- Born: 1965 (age 60–61) Singapore
- Occupation: President of Singapore Management University
- Awards: Public Administration Medal (Silver)

Academic background
- Alma mater: National University of Singapore University College London

Academic work
- Discipline: Geography
- Sub-discipline: Cultural geography
- Institutions: Singapore Management University National University of Singapore
- Main interests: Religion; Cultural policy and creative economy; National identity; Globalisation and migration; Social construction of nature and the environment;

= Lily Kong =

Singaporean academic

Lily Kong is a socio-cultural geographer and urban scholar currently serving as president of Singapore Management University (SMU). She is the first Singaporean female to helm a Singapore university. Kong's leadership at SMU has focused on digital transformation, sustainability, and Asia-focused growth through the university's SMU2025 and SMU2030 strategic plans.

She previously served as provost of SMU and vice-president of the National University of Singapore (NUS).

== Education ==
Kong graduated from the National University of Singapore (NUS) in 1986 with a Bachelor of Arts (First Class Honours) in geography; her honours thesis was titled Environmental Cognition: The Malay World in Colonial Fiction. She remained at NUS to earn an MA in geography in 1988, completing a master's thesis titled Mental Images: The World View of Singapore Students.

In 1991, Kong obtained a PhD in geography at University College London. Her doctoral research, The Sacred and the Secular: A Study of Contemporary Meanings and Values for Religious Buildings in Singapore, explored the intersection of religion and place. This research laid the foundation for her later work in urban cultural geography and the study of social and cultural change in Asia.

== Career ==

=== National University of Singapore ===
Kong joined the faculty of the NUS Department of Geography in 1991. She served as the dean of the Faculty of Arts and Social Sciences from 2000 to 2003, and as dean of the University Scholars Programme from 2002 to 2005. Kong subsequently held several senior administrative roles at NUS, including vice-president (University and Global Relations), vice provost (Education), and vice provost (Academic Personnel).

During her tenure at NUS, she also served as director of the Asia Research Institute (2008–2010) and was the acting executive vice president (Academic Affairs) of Yale-NUS College. Kong was a key figure in the institution's internationalization efforts, notably overseeing the 2011 launch of Yale-NUS College.

=== Singapore Management University ===
In September 2015, Kong joined SMU as provost and Lee Kong Chian Chair Professor of Social Sciences. On 1 January 2019, she succeeded Arnoud De Meyer as president of SMU, becoming the first Singaporean academic to lead the university. As president, Kong has focused on faculty and student development, expanding the impact of the university's research, and reforming sexual harassment policies.

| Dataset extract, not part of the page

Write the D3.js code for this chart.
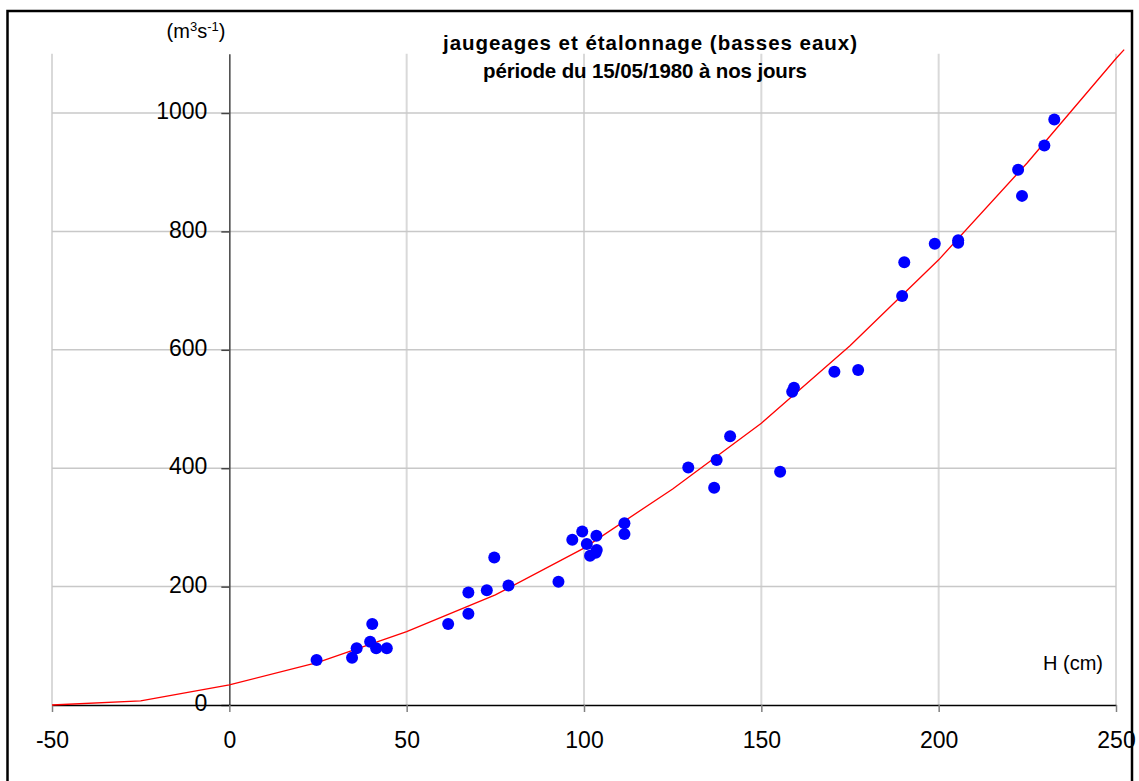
<!DOCTYPE html>
<html>
<head>
<meta charset="utf-8">
<script src="https://cdn.jsdelivr.net/npm/d3@7"></script>
<style>
  body { margin: 0; background: #fff; }
  svg { display: block; }
  svg text { font-family: "Liberation Sans", Arial, sans-serif; }
</style>
</head>
<body>
<div id="chart"></div>
<script>
// jaugeages (H en cm, Q en m3/s)
const jaugeH = [24.6, 34.6, 35.9, 39.7, 40.3, 41.4, 44.4, 61.7, 67.4, 67.4, 72.6, 74.7, 78.7,
  92.8, 96.7, 99.5, 100.8, 101.7, 103.5, 103.6, 103.3, 111.4, 111.4, 129.4, 136.7, 137.4, 141.2,
  155.3, 158.7, 159.2, 170.6, 177.3, 189.7, 190.3, 198.9, 205.5, 205.5, 222.4, 223.5, 229.8, 232.6]
const jaugeQ = [76, 80, 96, 107, 137, 96, 96, 137, 154, 190, 194, 249, 202,
  208, 279, 293, 272, 252, 286, 262, 257, 307, 289, 401, 367, 414, 454,
  394, 529, 536, 563, 566, 691, 748, 779, 785, 781, 904, 860, 945, 989]

// courbe d'etalonnage
const courbeH = [-50, -25, 0, 25, 50, 75, 100, 125, 150, 175, 200, 225, 250, 252.3]
const courbeQ = [0, 7, 34, 72, 124, 186, 265, 365, 476, 607, 752, 916, 1092, 1107]

const xTicks = [-50, 0, 50, 100, 150, 200, 250]
const yTicks = [0, 200, 400, 600, 800, 1000]
const titre = ["jaugeages et étalonnage (basses eaux)", "période du 15/05/1980 à nos jours"]

const width = 1139
const height = 781

const svg = d3.select("#chart").append("svg").attr("width", width).attr("height", height)

const xscale = d3.scaleLinear().domain([-50, 250]).range([52, 1116])
const yscale = d3.scaleLinear().domain([0, 1100]).range([705, 53.8])

// cadre
svg.append("rect")
  .attr("x", 7.5).attr("y", 11)
  .attr("width", 1124.5).attr("height", 790)
  .attr("fill", "none").attr("stroke", "black").attr("stroke-width", 2.5)

// grille
svg.append("g")
  .selectAll("line")
  .data(xTicks.filter(d => d != 0))
  .join("line")
  .attr("x1", d => xscale(d)).attr("x2", d => xscale(d))
  .attr("y1", yscale(1100)).attr("y2", yscale(0))
  .attr("stroke", "#d9d9d9").attr("stroke-width", 2)

svg.append("g")
  .selectAll("line")
  .data(yTicks.filter(d => d != 0))
  .join("line")
  .attr("x1", xscale.range()[0]).attr("x2", xscale.range()[1])
  .attr("y1", d => yscale(d)).attr("y2", d => yscale(d))
  .attr("stroke", "#c8c8c8").attr("stroke-width", 1.5)

// axes
const xAxis = g => g
  .attr("transform", `translate(0, ${yscale(0)})`)
  .call(d3.axisBottom(xscale).tickValues(xTicks).tickFormat(d => String(d))
    .tickSize(7).tickSizeOuter(0).tickPadding(20))
  .attr("font-family", null)
  .call(g => g.select(".domain").attr("stroke", "black").attr("stroke-width", 1.5))
  .call(g => g.selectAll(".tick line").attr("stroke", "#808080").attr("stroke-width", 1.5))
  .call(g => g.selectAll(".tick text").attr("font-size", 23).attr("fill", "black"))

const yAxis = g => g
  .attr("transform", `translate(${xscale(0)}, 0)`)
  .call(d3.axisLeft(yscale).tickValues(yTicks).tickFormat(d => String(d))
    .tickSize(8).tickSizeOuter(0).tickPadding(14))
  .attr("font-family", null)
  .call(g => g.select(".domain").attr("stroke", "#444").attr("stroke-width", 1.5))
  .call(g => g.selectAll(".tick line").attr("stroke", "#444").attr("stroke-width", 1.5))
  .call(g => g.selectAll(".tick text").attr("font-size", 23).attr("fill", "black").attr("dy", "0.25em"))

svg.append("g").call(yAxis)
svg.append("g").call(xAxis)

// courbe
const courbe = courbeH.map((h, i) => ({h: h, q: courbeQ[i]}))
const line = d3.line().x(d => xscale(d.h)).y(d => yscale(d.q))

svg.append("path")
  .datum(courbe)
  .attr("d", line)
  .attr("fill", "none")
  .attr("stroke", "#ff0000")
  .attr("stroke-width", 1.3)

// points de jaugeage
svg.append("g")
  .attr("fill", "#0000ff")
  .selectAll("circle")
  .data(jaugeH.map((h, i) => ({h: h, q: jaugeQ[i]})))
  .join("circle")
  .attr("cx", d => xscale(d.h))
  .attr("cy", d => yscale(d.q))
  .attr("r", 6)

// titres
svg.append("g")
  .selectAll("text")
  .data(titre)
  .join("text")
  .attr("x", (d, i) => i == 0 ? 650 : 645)
  .attr("y", (d, i) => 50 + i * 28)
  .attr("text-anchor", "middle")
  .attr("font-size", 20.5)
  .attr("font-weight", "bold")
  .attr("textLength", (d, i) => i == 0 ? 414 : 324)
  .attr("lengthAdjust", "spacing")
  .text(d => d)

// unites
const unite = svg.append("text")
  .attr("x", 196).attr("y", 38)
  .attr("text-anchor", "middle")
  .attr("font-size", 20)
unite.append("tspan").text("(m")
unite.append("tspan").attr("font-size", 13).attr("dy", -7).text("3")
unite.append("tspan").attr("dy", 7).text("s")
unite.append("tspan").attr("font-size", 13).attr("dy", -7).text("-1")
unite.append("tspan").attr("dy", 7).text(")")

svg.append("text")
  .attr("x", 1103).attr("y", 670)
  .attr("text-anchor", "end")
  .attr("font-size", 20)
  .text("H (cm)")
</script>
</body>
</html>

== Fellowships and academic initiatives ==
Throughout her academic career, Kong has been associated with a number of fellowships and academic initiatives that have supported scholarship, international exchange and public discourse.

Her research in social, cultural and urban geography was supported by international fellowships, including a Fulbright Fellowship., a Commonwealth Fellowship, and a fellowship from the Geographical Society of China. These fellowships facilitated research and academic exchange in the United States, United Kingdom and China.

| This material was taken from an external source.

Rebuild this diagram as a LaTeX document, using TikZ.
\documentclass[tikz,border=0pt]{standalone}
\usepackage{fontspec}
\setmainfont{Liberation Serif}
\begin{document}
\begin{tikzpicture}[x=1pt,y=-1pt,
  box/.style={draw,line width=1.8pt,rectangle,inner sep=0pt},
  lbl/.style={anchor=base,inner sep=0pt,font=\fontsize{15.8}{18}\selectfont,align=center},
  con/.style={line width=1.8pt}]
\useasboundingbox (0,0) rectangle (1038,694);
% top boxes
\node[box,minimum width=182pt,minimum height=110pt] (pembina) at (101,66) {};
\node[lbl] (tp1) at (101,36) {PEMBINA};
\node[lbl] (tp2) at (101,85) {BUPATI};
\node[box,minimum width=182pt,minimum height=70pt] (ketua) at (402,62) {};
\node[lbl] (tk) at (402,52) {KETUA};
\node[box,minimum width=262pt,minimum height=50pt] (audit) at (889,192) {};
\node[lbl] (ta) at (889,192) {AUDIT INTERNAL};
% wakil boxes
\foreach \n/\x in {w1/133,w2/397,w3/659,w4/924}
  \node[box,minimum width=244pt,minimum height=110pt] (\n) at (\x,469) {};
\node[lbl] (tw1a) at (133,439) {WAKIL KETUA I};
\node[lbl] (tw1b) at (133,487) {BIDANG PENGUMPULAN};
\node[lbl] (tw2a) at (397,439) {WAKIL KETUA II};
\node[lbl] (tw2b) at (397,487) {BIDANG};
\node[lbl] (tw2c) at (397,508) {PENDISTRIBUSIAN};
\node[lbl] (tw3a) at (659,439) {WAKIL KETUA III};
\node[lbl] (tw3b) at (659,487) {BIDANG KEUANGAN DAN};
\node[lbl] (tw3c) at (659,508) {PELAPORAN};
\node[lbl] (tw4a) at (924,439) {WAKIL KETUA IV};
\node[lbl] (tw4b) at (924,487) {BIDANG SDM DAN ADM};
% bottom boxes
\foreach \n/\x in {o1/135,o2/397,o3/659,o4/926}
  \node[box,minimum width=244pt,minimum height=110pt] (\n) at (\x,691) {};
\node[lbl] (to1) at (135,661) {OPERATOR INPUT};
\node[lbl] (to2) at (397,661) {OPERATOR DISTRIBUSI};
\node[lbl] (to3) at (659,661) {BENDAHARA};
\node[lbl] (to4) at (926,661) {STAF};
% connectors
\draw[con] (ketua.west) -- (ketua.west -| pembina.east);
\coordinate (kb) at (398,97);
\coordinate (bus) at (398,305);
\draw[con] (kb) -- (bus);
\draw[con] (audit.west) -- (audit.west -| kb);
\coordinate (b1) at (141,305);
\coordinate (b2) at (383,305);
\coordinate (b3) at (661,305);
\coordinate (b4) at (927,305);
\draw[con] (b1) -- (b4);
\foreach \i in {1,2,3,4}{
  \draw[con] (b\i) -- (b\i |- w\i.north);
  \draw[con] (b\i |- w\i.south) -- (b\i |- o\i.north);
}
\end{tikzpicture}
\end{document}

In 2024, Kong was appointed the 15th S R Nathan fellow for the Study of Singapore by the Institute of Policy Studies. As part of the fellowship, she delivered a three-part lecture series titled Universities Reinvented: Shaping Legacy and Impact for a New World. The first lecture, Through the Looking Glass: Insights into the Origin and Evolution of Universities, examined the historical development of universities and their changing role in society. The second lecture, At the Crossroads: Universities for the 100-Year Life, explored how universities can remain relevant in an era of longer life expectancy and lifelong learning. The third lecture, Beyond the Ivory Tower: Research and the Dilemmas of Quality and Relevance, discussed the role of universities as centres of knowledge creation and the balance between academic excellence and societal impact.

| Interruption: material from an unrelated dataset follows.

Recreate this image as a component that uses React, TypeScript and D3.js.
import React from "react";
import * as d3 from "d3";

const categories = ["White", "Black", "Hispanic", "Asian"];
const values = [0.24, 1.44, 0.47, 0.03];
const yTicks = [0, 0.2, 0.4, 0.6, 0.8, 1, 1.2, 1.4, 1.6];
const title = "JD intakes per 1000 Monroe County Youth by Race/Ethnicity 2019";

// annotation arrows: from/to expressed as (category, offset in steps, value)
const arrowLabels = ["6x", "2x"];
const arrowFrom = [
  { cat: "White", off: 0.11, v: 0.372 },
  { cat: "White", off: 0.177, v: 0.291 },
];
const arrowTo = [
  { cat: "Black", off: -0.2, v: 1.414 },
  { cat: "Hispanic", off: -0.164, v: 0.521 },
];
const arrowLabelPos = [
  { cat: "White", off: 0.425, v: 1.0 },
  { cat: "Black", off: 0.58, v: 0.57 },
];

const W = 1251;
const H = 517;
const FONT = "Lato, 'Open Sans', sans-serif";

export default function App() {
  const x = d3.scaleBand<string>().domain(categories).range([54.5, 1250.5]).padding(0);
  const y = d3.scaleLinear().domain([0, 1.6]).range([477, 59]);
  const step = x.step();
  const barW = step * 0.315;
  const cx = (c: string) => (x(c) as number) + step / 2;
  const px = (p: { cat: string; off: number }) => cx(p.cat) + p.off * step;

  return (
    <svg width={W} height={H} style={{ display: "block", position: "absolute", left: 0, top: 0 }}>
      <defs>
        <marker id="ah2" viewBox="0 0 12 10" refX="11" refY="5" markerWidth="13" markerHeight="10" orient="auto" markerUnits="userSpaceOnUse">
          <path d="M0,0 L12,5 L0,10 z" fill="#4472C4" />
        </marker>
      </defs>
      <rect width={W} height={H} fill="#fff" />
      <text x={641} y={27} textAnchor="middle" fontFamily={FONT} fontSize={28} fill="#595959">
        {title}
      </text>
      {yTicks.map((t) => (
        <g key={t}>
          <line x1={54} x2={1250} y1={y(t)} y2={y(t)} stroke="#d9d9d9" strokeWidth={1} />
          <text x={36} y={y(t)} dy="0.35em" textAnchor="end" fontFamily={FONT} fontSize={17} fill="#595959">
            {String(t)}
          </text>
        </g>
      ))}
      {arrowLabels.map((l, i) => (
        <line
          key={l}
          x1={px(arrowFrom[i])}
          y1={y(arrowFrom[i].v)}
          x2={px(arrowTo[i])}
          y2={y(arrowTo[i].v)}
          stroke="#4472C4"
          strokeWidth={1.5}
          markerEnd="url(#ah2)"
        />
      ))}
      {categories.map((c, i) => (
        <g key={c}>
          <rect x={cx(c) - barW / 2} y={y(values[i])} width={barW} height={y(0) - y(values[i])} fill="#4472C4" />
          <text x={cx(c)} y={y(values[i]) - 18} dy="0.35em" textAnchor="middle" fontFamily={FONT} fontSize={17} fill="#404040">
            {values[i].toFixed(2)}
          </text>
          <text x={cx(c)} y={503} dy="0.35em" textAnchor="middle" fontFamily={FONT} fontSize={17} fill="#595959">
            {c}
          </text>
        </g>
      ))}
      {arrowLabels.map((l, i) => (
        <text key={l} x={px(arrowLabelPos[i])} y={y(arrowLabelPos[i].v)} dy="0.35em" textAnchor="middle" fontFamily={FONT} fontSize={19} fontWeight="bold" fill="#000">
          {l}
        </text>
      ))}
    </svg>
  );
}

== Public engagement and leadership ==
Kong has been a member of Singapore's Public Service Commission since 2009, a constitutional appointment responsible for senior-public-sector recruitment.

She currently chairs the World Cities Summit Knowledge Council. She also serves on national and philanthropic boards including the Temasek Trust Limited Board of Directors, and the President's Challenge Council.

== Research and publications ==
Kong has served as an editor or editorial board member for more than 15 international journals, including Social and Cultural Geography and Dialogues in Human Geography. She is a series editor of Pacific Rim Geographies: Studies on Contemporary Culture, Environment, Cities and Development (Routledge), co-chief editor of the ARI-Springer Asia Series, and a book series advisor for The Politics of Popular Culture in Asia Pacific (University of Illinois Press and Hong Kong University Press).

As an author, she has published 12 books and monographs, alongside over 150 peer-reviewed journal articles and book chapters. Her research interests include religion, cultural policy and creative economy, national identity, globalization and migration, and the social construction of nature and the environment.

Her early scholarship explored the relationship between religion and place in urban settings, resulting in publications such as The Sacred and the Secular: Religion and Politics in Singapore (1993) and Negotiating Conceptions of Sacred Space (1993). These studies analyzed sociocultural and urban geography in Southeast Asia. her subsequent research shifted toward cultural industries, heritage spaces, and creative economies, examining the social meanings of urban development in globalizing Asian cities. Her later monographs include Arts, Culture and the Making of Global Cities (2015) and Religion and Space: Competition, Conflict and Violence in the Contemporary World (2016).

Kong's research focuses on sociocultural and urban geography, specifically examining how urban transformation, religion and cultural practices shape lived experiences in Asian cities.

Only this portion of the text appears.